A defesa ainda alegou que, na segunda metade do mandato de Bolsonaro, período em que se concentram os fatos da denúncia, Heleno teria se afastado do coração do governo após o ingresso do Centrão, perdendo espaço no dia a dia de Bolsonaro.
Anderson Torres alegou, em sua defesa, que o documento apreendido em sua casa em 12 de janeiro de 2023 – a minuta de um decreto para realizar novas eleições – estava disponível na internet desde dezembro e podia ser encontrada no Google. Os advogados dizem que o papel foi deixado lá por “mero esquecimento material”.
Os advogados também negam que ele tenha sido omisso no 8 de janeiro de 2023. Provam que suas férias estavam marcadas desde julho de 2022 e que, no dia 6, se reuniu com a equipe de Segurança Pública do Distrito Federal e aprovou um plano que previa o impedimento de manifestantes na Esplanada dos Ministérios.

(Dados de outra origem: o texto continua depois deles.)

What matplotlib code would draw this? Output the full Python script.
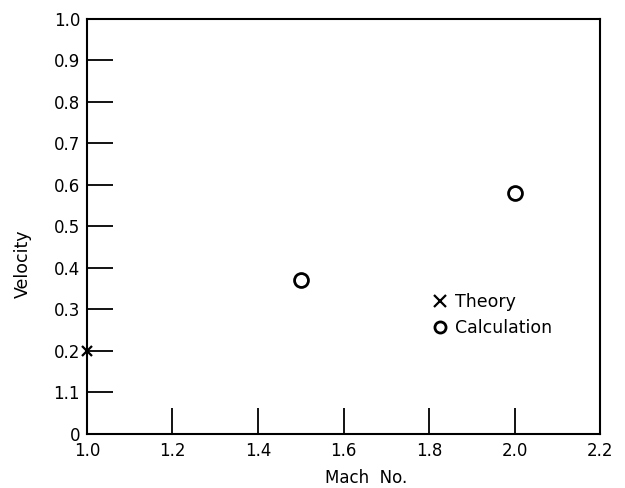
import matplotlib
matplotlib.use("Agg")
import matplotlib.pyplot as plt

# Data
theory_mach = [1.0]
theory_vel = [0.2]
calc_mach = [1.5, 2.0]
calc_vel = [0.37, 0.58]

xticks = [1.0, 1.2, 1.4, 1.6, 1.8, 2.0, 2.2]
xticklabels = ["1.0", "1.2", "1.4", "1.6", "1.8", "2.0", "2.2"]
yticks = [0.0, 0.1, 0.2, 0.3, 0.4, 0.5, 0.6, 0.7, 0.8, 0.9, 1.0]
yticklabels = ["0", "1.1", "0.2", "0.3", "0.4", "0.5", "0.6", "0.7", "0.8", "0.9", "1.0"]

plt.rcParams['font.family'] = ['DejaVu Sans']
fig = plt.figure(figsize=(6.25, 4.88), dpi=100)
ax = fig.add_axes([0.1392, 0.1107, 0.8208, 0.8504])

ax.plot(theory_mach, theory_vel, linestyle='none', marker='x', color='black',
        markersize=7, markeredgewidth=1.6, clip_on=False, zorder=5, label='Theory')
ax.plot(calc_mach, calc_vel, linestyle='none', marker='o', markerfacecolor='white',
        markeredgecolor='black', markersize=10, markeredgewidth=2.0, label='Calculation')

ax.set_xlim(1.0, 2.2)
ax.set_ylim(0.0, 1.0)
ax.set_xticks(xticks)
ax.set_xticklabels(xticklabels)
ax.set_yticks(yticks)
ax.set_yticklabels(yticklabels)
ax.tick_params(direction='in', length=19, width=1.3, labelsize=12, colors='black', pad=5)
ax.tick_params(axis='x', pad=6)
for s in ax.spines.values():
    s.set_linewidth(1.5)

ax.set_xlabel("Mach  No.", fontsize=12, va='center', ha='center')
ax.xaxis.set_label_coords(0.544, -0.106)
ax.set_ylabel("Velocity", fontsize=12.5, va='center', ha='center')
ax.yaxis.set_label_coords(-0.125, 0.41)

leg = ax.legend(loc='upper left', bbox_to_anchor=(0.654, 0.36), frameon=False,
                fontsize=12.5, handlelength=1.0, handletextpad=0.4, labelspacing=0.45,
                borderpad=0.0)
for h in leg.legend_handles:
    h.set_markersize(8)

fig.savefig("out.png", dpi=100)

A defesa de Alexandre Ramagem rebateu a acusação de que ele teria influenciado Bolsonaro na descredibilização das urnas eletrônicas. A defesa diz que documentos encontrados pela PF em seu celular com críticas ao sistema eram uma “mera reiteração” e “compilado” de manifestações públicas anteriores do ex-presidente, que já vinha criticando o sistema eleitoral e defendendo o voto impresso desde 2015. “Não havia ‘nada de novo, nenhum acréscimo de argumento ou ineditismo nos fundamentos”.
A defesa final de Paulo Sérgio Nogueira afirmou que ele atuou para demover Bolsonaro da ideia de adotar qualquer medida de exceção. Segundo seus advogados, ele temia que grupos radicais levassem o ex-presidente a assinar uma “doideira”.
Lembrou ainda que ele, como ministro da Defesa, propôs a Bolsonaro um discurso de pacificação que reconhecia o resultado das eleições e conclamava a desmobilização das manifestações, que, no entanto, não foi adotado pelo então presidente.
Mauro Cid, por sua vez, disse que apenas intermediava contatos de Bolsonaro com outros interlocutores na época, não tendo qualquer poder de comando sobre atos dos outros acusados. Pediu a absolvição total, acrescentando que colaborou ativamente para a elucidação do caso.